[Charts and diagrams as code]
>>>
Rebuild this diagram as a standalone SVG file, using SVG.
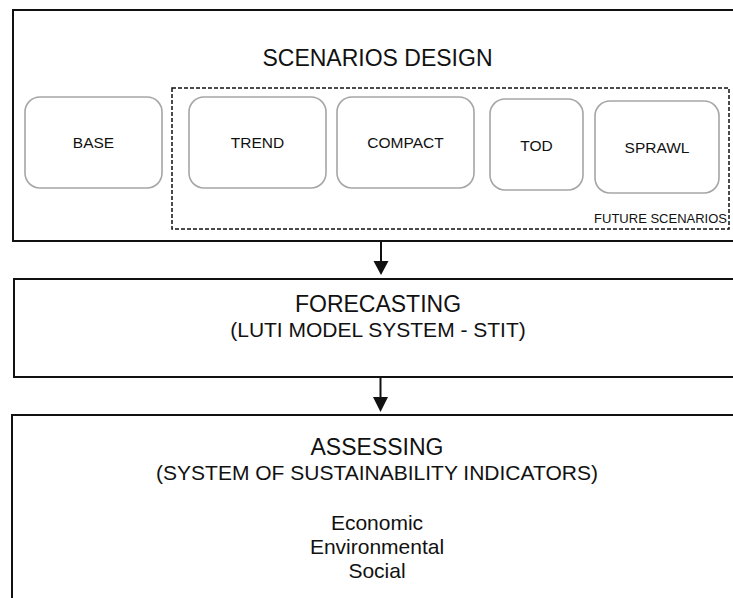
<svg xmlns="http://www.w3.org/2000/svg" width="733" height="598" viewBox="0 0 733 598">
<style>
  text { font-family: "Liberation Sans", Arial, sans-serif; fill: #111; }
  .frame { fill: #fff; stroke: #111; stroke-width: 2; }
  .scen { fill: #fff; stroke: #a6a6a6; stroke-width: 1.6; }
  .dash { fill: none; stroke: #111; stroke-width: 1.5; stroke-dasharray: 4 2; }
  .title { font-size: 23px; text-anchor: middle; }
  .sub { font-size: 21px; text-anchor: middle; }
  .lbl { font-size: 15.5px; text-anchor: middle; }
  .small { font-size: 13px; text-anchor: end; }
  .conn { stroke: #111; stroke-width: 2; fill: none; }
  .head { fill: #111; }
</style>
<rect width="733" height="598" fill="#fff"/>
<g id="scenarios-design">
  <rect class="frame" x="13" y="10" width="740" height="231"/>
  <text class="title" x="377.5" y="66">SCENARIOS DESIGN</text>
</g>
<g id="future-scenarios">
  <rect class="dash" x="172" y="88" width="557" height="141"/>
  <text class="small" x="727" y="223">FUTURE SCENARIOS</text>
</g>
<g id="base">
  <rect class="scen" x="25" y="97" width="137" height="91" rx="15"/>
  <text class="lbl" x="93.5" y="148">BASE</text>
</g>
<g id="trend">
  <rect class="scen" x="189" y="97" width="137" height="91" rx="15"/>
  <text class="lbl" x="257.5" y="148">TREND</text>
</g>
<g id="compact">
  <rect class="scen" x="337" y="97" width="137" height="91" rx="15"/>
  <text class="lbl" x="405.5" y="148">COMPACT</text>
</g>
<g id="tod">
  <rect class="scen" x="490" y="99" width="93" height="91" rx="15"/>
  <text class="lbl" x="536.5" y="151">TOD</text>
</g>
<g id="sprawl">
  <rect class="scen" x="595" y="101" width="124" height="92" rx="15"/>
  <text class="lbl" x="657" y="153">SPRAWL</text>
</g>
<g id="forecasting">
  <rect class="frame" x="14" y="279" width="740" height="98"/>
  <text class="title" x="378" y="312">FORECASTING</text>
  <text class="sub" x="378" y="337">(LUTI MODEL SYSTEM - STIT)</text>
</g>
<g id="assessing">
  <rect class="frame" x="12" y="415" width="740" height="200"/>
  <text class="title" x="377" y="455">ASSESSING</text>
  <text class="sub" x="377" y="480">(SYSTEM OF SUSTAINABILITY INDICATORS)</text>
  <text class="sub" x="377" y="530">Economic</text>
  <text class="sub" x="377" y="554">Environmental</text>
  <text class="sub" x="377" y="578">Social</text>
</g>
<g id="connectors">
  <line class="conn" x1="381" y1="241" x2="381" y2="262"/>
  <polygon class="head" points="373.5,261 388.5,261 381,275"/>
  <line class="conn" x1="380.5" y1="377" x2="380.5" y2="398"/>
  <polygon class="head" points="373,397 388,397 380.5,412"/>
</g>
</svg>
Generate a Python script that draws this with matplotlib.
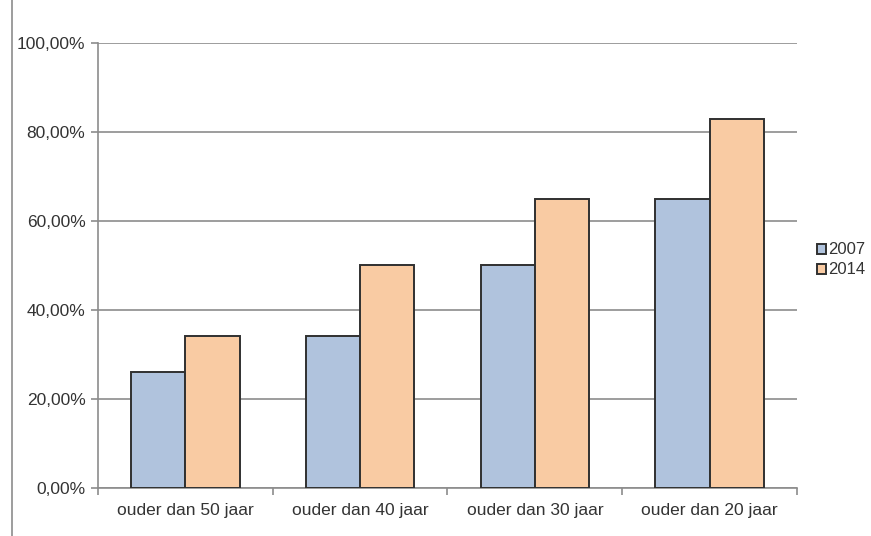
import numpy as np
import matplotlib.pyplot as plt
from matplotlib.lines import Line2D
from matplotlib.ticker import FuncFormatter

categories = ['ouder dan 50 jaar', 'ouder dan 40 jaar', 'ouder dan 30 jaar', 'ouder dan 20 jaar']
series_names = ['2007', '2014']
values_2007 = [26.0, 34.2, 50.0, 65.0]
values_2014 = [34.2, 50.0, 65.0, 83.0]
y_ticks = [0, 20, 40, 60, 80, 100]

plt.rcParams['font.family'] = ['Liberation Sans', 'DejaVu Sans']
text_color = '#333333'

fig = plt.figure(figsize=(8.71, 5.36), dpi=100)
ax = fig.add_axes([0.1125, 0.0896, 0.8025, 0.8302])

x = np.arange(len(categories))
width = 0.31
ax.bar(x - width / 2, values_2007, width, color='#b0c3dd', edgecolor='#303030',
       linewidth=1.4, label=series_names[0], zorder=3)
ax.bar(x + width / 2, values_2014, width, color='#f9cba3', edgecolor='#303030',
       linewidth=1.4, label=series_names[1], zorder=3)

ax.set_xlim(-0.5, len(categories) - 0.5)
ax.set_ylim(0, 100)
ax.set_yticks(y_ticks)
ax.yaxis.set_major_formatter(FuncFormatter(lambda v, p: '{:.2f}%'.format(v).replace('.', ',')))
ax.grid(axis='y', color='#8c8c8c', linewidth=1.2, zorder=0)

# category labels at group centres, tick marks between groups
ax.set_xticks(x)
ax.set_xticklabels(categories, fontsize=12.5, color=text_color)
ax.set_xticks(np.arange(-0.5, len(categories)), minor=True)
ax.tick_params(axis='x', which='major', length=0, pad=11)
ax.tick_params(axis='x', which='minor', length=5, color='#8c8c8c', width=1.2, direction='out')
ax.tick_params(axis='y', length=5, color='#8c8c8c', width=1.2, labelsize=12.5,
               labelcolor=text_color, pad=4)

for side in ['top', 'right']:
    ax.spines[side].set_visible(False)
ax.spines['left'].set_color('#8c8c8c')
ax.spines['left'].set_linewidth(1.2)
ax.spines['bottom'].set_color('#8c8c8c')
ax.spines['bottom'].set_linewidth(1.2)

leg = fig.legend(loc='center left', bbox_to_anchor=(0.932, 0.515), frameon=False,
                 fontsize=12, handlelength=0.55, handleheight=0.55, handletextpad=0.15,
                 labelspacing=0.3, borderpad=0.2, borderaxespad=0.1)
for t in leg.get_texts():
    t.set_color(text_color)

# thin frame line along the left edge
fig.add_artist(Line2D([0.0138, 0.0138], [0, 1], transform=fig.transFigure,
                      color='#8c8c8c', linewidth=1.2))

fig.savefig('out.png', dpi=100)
<<<
GIVEN TASK ▸ Every line from the one containing "Generate a Python" to the one containing "y_ticks = [0, 20, 40, 60, 80, 100]" should be output exactly, both ends included. Nothing else goes in, and no pictures either.

COMPLETE ANSWER ▸
Generate a Python script that draws this with matplotlib.
import numpy as np
import matplotlib.pyplot as plt
from matplotlib.lines import Line2D
from matplotlib.ticker import FuncFormatter

categories = ['ouder dan 50 jaar', 'ouder dan 40 jaar', 'ouder dan 30 jaar', 'ouder dan 20 jaar']
series_names = ['2007', '2014']
values_2007 = [26.0, 34.2, 50.0, 65.0]
values_2014 = [34.2, 50.0, 65.0, 83.0]
y_ticks = [0, 20, 40, 60, 80, 100]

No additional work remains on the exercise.